Audio-book Review
By Chet Yarbrough
(Blog:awalkingdelight)
Website: chetyarbrough.blog
The Committed
By Viet Thanh Nguyen
Narrated by : Francois Chau

Viet Thanh Nguyen (American author, 2016 winner of Pulitzer prize for fiction.)

“The Committed” carries forward the life of three Vietnamese blood brothers introduced in “The Sympathizer”, Viet Thanh Nguyen’s earlier novel. Nguyen’s story begins during America’s Vietnam war.
In the beginning of “The Committed”, the main character, Vo Danh, arrives in Paris with his blood brother Bon. Their first night’s stay is with a communist sympathizer who is Vo Dahn’s aunt. Bon is incensed by the aunt’s support of communism. Bon’s job as a Vietnamese counterspy in America was to murder communist sympathizers. Bon wishes to leave immediately, but Vo Danh calms him down and they stay the night. However, Vo Danh continues to visit his aunt and for a time lives with her.

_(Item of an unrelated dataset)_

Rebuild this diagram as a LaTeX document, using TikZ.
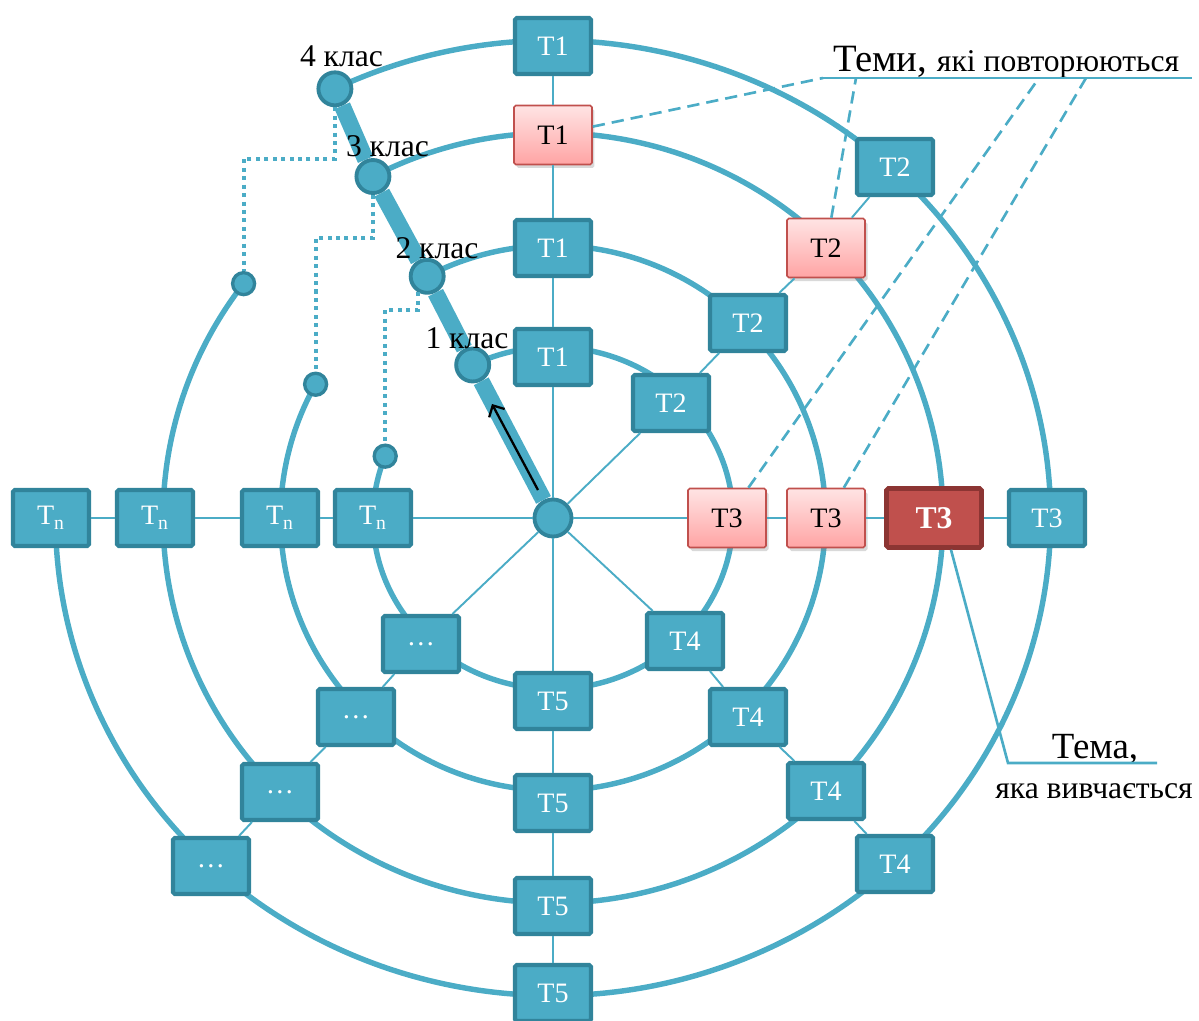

The main character of “The Committed” believes all social beliefs one commits oneself to are corrupted by human nature. To Vo Danh, his aunt is just who she is committed to be, without being either good or bad.
Vo Danh and Bon leave the next morning to find jobs at a Vietnamese restaurant near the Eiffel tower. The restaurant is owned by a mobster. They are hired and choose to rent a room from the mobster. Bon mostly leaves Nguyen’s story until the last chapters of the book. He chooses to keep a low profile as a restaurant employee.

Vo Dahn takes an entirely different path. Vo Dahn becomes a customer procurer and seller for the mobster’s drug business.

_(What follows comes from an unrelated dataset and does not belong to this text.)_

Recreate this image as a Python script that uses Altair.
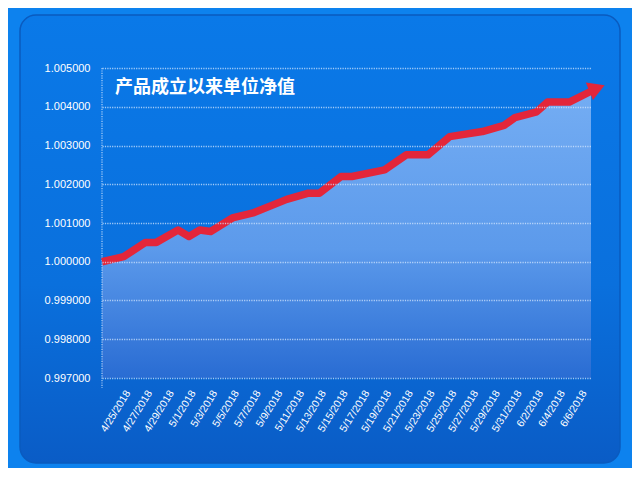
import altair as alt
import pandas as pd

# --- data ---
dates = ["2018/04/23", "2018/04/25", "2018/04/27", "2018/04/28", "2018/04/30",
         "2018/05/01", "2018/05/02", "2018/05/03", "2018/05/05", "2018/05/07",
         "2018/05/10", "2018/05/12", "2018/05/13", "2018/05/15", "2018/05/16",
         "2018/05/19", "2018/05/21", "2018/05/23", "2018/05/25", "2018/05/28",
         "2018/05/30", "2018/05/31", "2018/06/02", "2018/06/03", "2018/06/05",
         "2018/06/07"]
values = [1.00000, 1.00013, 1.00050, 1.00050, 1.00082,
          1.00065, 1.00082, 1.00078, 1.00113, 1.00127,
          1.00161, 1.00177, 1.00177, 1.00220, 1.00220,
          1.00237, 1.00276, 1.00276, 1.00323, 1.00336,
          1.00352, 1.00372, 1.00387, 1.00412, 1.00412,
          1.00440]
y_ticks = [0.997, 0.998, 0.999, 1.000, 1.001, 1.002, 1.003, 1.004, 1.005]
x_tick_days = [(4, 25), (4, 27), (4, 29), (5, 1), (5, 3), (5, 5), (5, 7), (5, 9),
               (5, 11), (5, 13), (5, 15), (5, 17), (5, 19), (5, 21), (5, 23),
               (5, 25), (5, 27), (5, 29), (5, 31), (6, 2), (6, 4), (6, 6)]
x_domain = [(4, 23), (6, 7)]
title_text = "产品成立以来单位净值"

df = pd.DataFrame({"date": dates, "nav": values})
last = pd.DataFrame({"date": [dates[-1]], "nav": [values[-1]]})

W, H = 489, 310

xscale = alt.Scale(domain=[alt.DateTime(year=2018, month=m, date=d) for m, d in x_domain])
yscale = alt.Scale(domain=[y_ticks[0], y_ticks[-1]], zero=False, nice=False)

xaxis = alt.Axis(
    values=[alt.DateTime(year=2018, month=m, date=d) for m, d in x_tick_days],
    format="%-m/%-d/%Y", labelAngle=302, labelColor="white", labelFontSize=10.5,
    labelFont="Liberation Sans", ticks=False, domain=False, grid=False,
    labelPadding=13, labelOffset=4, title=None, labelOverlap=False,
    labelBound=False, labelFlush=False, zindex=1,
)
yaxis = alt.Axis(
    values=y_ticks, format=".6f", labelColor="white", labelFontSize=11,
    labelFont="Liberation Sans", ticks=False, domain=False, grid=True,
    gridColor="#d6e8ff", gridOpacity=0.75, gridDash=[1.2, 1.2], gridWidth=1.6,
    labelPadding=12, title=None, zindex=1, labelOverlap=False,
)

X = alt.X("date:T", scale=xscale, axis=xaxis)
Y = alt.Y("nav:Q", scale=yscale, axis=yaxis)

panel = alt.Chart(pd.DataFrame({"k": [0]})).mark_rect(
    cornerRadius=16,
    stroke="#0a5bbf", strokeWidth=1.5,
    color=alt.Gradient(gradient="linear", x1=0, y1=0, x2=0, y2=1,
                       stops=[alt.GradientStop(color="#0a79e8", offset=0),
                              alt.GradientStop(color="#0a70dd", offset=0.6),
                              alt.GradientStop(color="#0a5cc6", offset=1)]),
).encode(x=alt.value(-82), x2=alt.value(518), y=alt.value(-53), y2=alt.value(395))

base = alt.Chart(df)

area = base.mark_area(
    color=alt.Gradient(gradient="linear", x1=0, y1=0, x2=0, y2=1,
                       stops=[alt.GradientStop(color="#74adf3", offset=0),
                              alt.GradientStop(color="#5c9aeb", offset=0.55),
                              alt.GradientStop(color="#296cd3", offset=1)]),
).encode(x=X, y=Y, y2=alt.Y2(datum=y_ticks[0]))

vline = alt.Chart(pd.DataFrame({"k": [0]})).mark_rule(
    color="#d6e8ff", opacity=0.8, strokeDash=[1.2, 1.2], strokeWidth=1.2
).encode(x=alt.value(0), y=alt.value(0), y2=alt.value(H + 10))

line = base.mark_line(color="#e3263a", strokeWidth=7.5, strokeJoin="round").encode(x=X, y=Y)

arrow = alt.Chart(last).mark_point(
    shape="triangle-right", filled=True, color="#e3263a", opacity=1,
    size=360, angle=338, xOffset=6, yOffset=-3, strokeWidth=0,
).encode(x=X, y=Y)

title = alt.Chart(pd.DataFrame({"t": [title_text]})).mark_text(
    align="left", baseline="middle", color="white", fontSize=18, fontWeight="bold",
    font="Noto Sans CJK SC",
).encode(text="t:N", x=alt.value(13), y=alt.value(20))

chart = alt.layer(panel, area, vline, line, arrow, title).properties(
    width=W, height=H,
    background="#0d82ee",
    padding={"left": 94, "top": 60, "right": 41, "bottom": 90},
    autosize=alt.AutoSizeParams(type="none"),
).configure_view(stroke=None)

chart.save("out.html", embed_options={"renderer": "svg", "actions": False})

Vo Danh’s experience in a Vietnam re-education camp taught him to believe in nothing. That teaching came from his third blood brother who is commandant of the camp during the Vietnam war.
This third blood brother is a communist sympathizer in name only. Before becoming camp commandant, this third blood brother is badly disfigured by an American napalm attack. He realizes Democracy’s liberation of Vietnam from communism is a meaningless chimera. In that realization, he re-educates Vo Danh to understand communism, authoritarianism, and democracy are fictions.

Re-education camps are a euphemism for detention and torture.
Committed beliefs about government mean nothing. One’s first thought is that the third brother is simply a nihilist. Vo Dahn understands something different. In sum, the commandant teaches Vo Dahn that commitment to any ideological belief is a trap. Even in accepting his blood brother’s re-education, Vo Dahn recalls the love of his mother. He believes the selfless love of his mother saves him from being a nihilist.

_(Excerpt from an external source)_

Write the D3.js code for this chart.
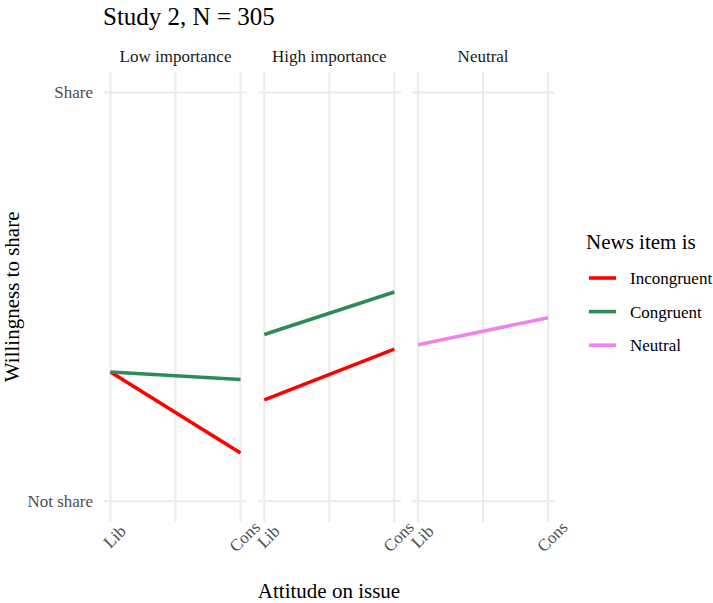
<!DOCTYPE html>
<html><head><meta charset="utf-8">
<script src="https://cdn.jsdelivr.net/npm/d3@7"></script>
<style>body{margin:0;background:#fff;} svg{display:block;}</style>
</head><body>
<svg id="chart" width="713" height="603"></svg>
<script>
const title = "Study 2, N = 305";
const facets = ["Low importance", "High importance", "Neutral"];
const xTickLabels = ["Lib", "Cons"];
const yTickLabels = ["Not share", "Share"];
const seriesNames = ["Incongruent", "Congruent", "Neutral"];
const seriesColors = ["#FF0000", "#2E8B57", "#EE82EE"];
// values: [Lib, Cons] per facet, scaled 0 = Not share, 1 = Share
const incongruentLow = [0.316, 0.118];
const congruentLow = [0.316, 0.298];
const incongruentHigh = [0.248, 0.372];
const congruentHigh = [0.408, 0.512];
const neutralNeutral = [0.383, 0.449];

const lines = [
  {facet: 0, series: 0, values: incongruentLow},
  {facet: 0, series: 1, values: congruentLow},
  {facet: 1, series: 0, values: incongruentHigh},
  {facet: 1, series: 1, values: congruentHigh},
  {facet: 2, series: 2, values: neutralNeutral}
];

const svg = d3.select("#chart");
const serif = "'Liberation Serif', 'Times New Roman', serif";
const panelTop = 72, panelBottom = 521.7;
const panelLeft0 = 104, panelW = 143, panelStep = 153.8;

const x = d3.scaleLinear().domain([-0.05, 1.05]).range([0, panelW]);
const y = d3.scaleLinear().domain([-0.05, 1.05]).range([panelBottom, panelTop]);
const grid = "#EBEBEB";

facets.forEach((f, i) => {
  const g = svg.append("g").attr("transform", `translate(${panelLeft0 + i * panelStep},0)`);
  [0, 1].forEach(v => g.append("line").attr("x1", 0).attr("x2", panelW)
    .attr("y1", y(v)).attr("y2", y(v)).attr("stroke", grid).attr("stroke-width", 2));
  [0, 0.5, 1].forEach(v => g.append("line").attr("x1", x(v)).attr("x2", x(v))
    .attr("y1", panelTop).attr("y2", panelBottom).attr("stroke", grid).attr("stroke-width", 2));
  g.append("text").attr("x", panelW / 2).attr("y", 62).attr("text-anchor", "middle")
    .attr("font-family", serif).attr("font-size", 17).attr("fill", "#1A1A1A").text(f);
  xTickLabels.forEach((lab, j) => {
    const cx = x(j) + 4, cy = 536.5;
    g.append("text").attr("transform", `translate(${cx},${cy}) rotate(-45)`)
      .attr("text-anchor", "middle").attr("dy", "0.35em")
      .attr("font-family", serif).attr("font-size", 17).attr("fill", "#4D4D4D").text(lab);
  });
  const lg = d3.line().x((d, k) => x(k)).y(d => y(d));
  lines.filter(l => l.facet === i).forEach(l => {
    g.append("path").attr("d", lg(l.values)).attr("fill", "none")
      .attr("stroke", seriesColors[l.series]).attr("stroke-width", 3.6);
  });
});

yTickLabels.forEach((lab, j) => {
  svg.append("text").attr("x", 93).attr("y", y(j)).attr("dy", "0.35em").attr("text-anchor", "end")
    .attr("font-family", serif).attr("font-size", 17).attr("fill", "#4D4D4D").text(lab);
});

svg.append("text").attr("x", 103).attr("y", 25).attr("font-family", serif).attr("font-size", 25)
  .attr("fill", "#000").text(title);
svg.append("text").attr("x", 329).attr("y", 598).attr("text-anchor", "middle")
  .attr("font-family", serif).attr("font-size", 21).attr("fill", "#000").text("Attitude on issue");
svg.append("text").attr("transform", `translate(19,${(panelTop + panelBottom) / 2}) rotate(-90)`)
  .attr("text-anchor", "middle").attr("font-family", serif).attr("font-size", 21).attr("fill", "#000")
  .text("Willingness to share");

svg.append("text").attr("x", 586).attr("y", 249.3).attr("font-family", serif).attr("font-size", 21)
  .attr("fill", "#000").text("News item is");
seriesNames.forEach((s, i) => {
  const ly = 278 + i * 33.6;
  svg.append("line").attr("x1", 589).attr("x2", 616).attr("y1", ly).attr("y2", ly)
    .attr("stroke", seriesColors[i]).attr("stroke-width", 3.6);
  svg.append("text").attr("x", 630).attr("y", ly).attr("dy", "0.35em").attr("font-family", serif)
    .attr("font-size", 17).attr("fill", "#000").text(s);
});
</script>
</body></html>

Vo Dahn does not consider himself a nihilist but agrees that believing in nothing liberates humanity.
In Paris, Vo Danh chooses to become a mobster who sells drugs for a percentage of profits. He lives life as he chooses. He expresses no personal scruple about sale or personal use of drugs or alcohol. He has no fear of the drug supplying restaurant owner, arrest as a legal consequence, or possible attack by competing mobsters. Vo Danh lives an amoral life informed by the love of his deceased mother. His life experience and studied philosophical beliefs lead him to believe in nothing as a way of living in an unprincipled world. His actions in the world are formed by the mother who loved him and a father (who is a priest) that abandoned him.
What is troubling about Nguyen’s story is that love and care is often missing or mutually misunderstood between a mother and her children. One might accept Nguyen’s story for those children who are truly loved and cared for by their mothers. However, if mothers are to be on a pedestal, what about the affect of mothers who do not truly love or care for their children. Are uncaring mothers responsible for children who become mass murderers, dictators, mobsters, and other societal miscreants?

Nguyen’s story has a strong point of view, but it diminishes the complexity of a child’s growth to adulthood. Interaction between mothers, fathers, and their offspring are interpreted though the minds of their children.
One is reminded of fictional and news worthy stories of children who are raised in perfect families who become serial killers.
A recurring truism in Nguyen’s story is that all humans are created equal. When one is asked where they are from, the only correct answer is “I am from my mother”. Nothing else matters. Color, national origin, religious belief, or sexual orientation do not determine the value of a human being. Nguyen is a great writer with a point of view worthy of many philosophers of this and past ages.